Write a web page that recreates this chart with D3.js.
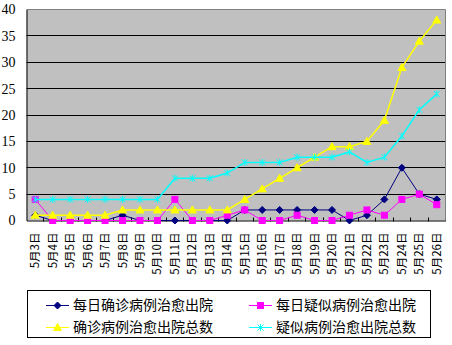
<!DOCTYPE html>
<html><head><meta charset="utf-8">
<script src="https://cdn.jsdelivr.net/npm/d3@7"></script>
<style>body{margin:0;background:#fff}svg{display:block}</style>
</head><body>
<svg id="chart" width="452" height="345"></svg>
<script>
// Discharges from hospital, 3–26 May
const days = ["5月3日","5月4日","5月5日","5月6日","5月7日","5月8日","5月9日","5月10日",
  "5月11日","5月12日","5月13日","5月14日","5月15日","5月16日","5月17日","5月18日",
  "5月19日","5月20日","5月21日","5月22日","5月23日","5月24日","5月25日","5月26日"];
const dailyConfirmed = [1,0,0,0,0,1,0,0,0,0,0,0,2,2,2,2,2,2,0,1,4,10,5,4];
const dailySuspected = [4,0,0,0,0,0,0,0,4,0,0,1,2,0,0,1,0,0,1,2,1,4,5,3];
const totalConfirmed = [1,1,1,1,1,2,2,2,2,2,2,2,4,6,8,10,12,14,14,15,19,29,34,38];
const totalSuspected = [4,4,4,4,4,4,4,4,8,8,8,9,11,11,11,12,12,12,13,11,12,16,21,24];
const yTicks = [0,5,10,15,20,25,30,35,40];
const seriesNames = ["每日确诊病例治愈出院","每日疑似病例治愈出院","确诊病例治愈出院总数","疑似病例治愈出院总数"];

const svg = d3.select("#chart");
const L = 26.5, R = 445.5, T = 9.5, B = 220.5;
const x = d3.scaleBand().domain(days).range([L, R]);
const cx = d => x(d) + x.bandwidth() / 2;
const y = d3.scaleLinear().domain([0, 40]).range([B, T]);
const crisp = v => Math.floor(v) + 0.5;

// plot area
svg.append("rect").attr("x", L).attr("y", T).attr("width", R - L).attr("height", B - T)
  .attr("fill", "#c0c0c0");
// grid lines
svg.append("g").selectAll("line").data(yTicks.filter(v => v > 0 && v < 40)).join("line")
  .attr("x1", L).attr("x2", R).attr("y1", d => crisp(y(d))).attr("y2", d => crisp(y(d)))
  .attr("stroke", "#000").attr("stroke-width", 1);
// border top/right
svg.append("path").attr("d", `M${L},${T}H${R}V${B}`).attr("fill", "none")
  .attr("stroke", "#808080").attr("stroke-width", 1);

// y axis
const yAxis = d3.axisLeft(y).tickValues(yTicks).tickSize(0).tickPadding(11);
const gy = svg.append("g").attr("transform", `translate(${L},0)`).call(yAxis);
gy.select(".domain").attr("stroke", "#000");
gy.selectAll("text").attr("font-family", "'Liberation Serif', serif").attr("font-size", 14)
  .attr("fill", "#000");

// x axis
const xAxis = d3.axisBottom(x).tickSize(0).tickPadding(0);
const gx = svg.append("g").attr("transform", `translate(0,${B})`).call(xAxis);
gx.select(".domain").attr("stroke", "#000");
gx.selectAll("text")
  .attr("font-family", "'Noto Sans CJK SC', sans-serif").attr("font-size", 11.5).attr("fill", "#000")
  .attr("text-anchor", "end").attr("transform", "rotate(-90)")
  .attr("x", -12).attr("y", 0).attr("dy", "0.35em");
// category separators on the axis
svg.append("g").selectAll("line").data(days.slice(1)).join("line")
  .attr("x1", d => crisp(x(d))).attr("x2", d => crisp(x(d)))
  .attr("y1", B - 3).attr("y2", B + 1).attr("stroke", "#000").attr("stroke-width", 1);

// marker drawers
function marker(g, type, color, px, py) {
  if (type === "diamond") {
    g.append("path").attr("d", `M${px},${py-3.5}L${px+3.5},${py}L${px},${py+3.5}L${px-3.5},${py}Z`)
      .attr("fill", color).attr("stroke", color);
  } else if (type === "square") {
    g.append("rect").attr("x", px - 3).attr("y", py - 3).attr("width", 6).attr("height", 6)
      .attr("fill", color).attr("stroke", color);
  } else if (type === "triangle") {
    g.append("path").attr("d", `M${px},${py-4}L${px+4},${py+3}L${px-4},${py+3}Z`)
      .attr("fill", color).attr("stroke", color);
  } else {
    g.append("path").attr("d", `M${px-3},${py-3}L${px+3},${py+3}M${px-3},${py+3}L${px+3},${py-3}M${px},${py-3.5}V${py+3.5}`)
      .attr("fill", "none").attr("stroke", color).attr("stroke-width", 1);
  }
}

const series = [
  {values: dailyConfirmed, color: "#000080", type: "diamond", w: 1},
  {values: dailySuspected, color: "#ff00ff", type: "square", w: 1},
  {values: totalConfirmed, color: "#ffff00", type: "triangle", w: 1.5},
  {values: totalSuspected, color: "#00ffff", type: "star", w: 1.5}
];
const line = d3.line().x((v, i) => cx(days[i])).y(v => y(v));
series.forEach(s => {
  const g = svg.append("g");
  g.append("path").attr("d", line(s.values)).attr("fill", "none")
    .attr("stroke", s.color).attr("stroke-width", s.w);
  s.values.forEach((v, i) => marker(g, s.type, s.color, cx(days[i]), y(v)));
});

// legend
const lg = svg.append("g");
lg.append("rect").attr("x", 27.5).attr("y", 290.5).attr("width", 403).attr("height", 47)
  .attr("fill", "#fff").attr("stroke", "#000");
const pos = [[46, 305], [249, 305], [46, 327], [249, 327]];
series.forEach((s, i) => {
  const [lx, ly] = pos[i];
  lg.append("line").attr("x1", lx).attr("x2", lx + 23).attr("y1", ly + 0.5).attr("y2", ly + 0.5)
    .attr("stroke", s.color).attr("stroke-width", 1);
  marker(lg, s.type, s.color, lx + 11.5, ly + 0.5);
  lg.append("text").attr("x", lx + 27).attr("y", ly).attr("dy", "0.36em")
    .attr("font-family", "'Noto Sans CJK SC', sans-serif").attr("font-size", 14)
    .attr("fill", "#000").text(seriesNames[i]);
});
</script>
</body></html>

________

** Given task **
Each line that holds the word "chart" is to be copied.

** Expected output **
Write a web page that recreates this chart with D3.js.
<svg id="chart" width="452" height="345"></svg>
const svg = d3.select("#chart");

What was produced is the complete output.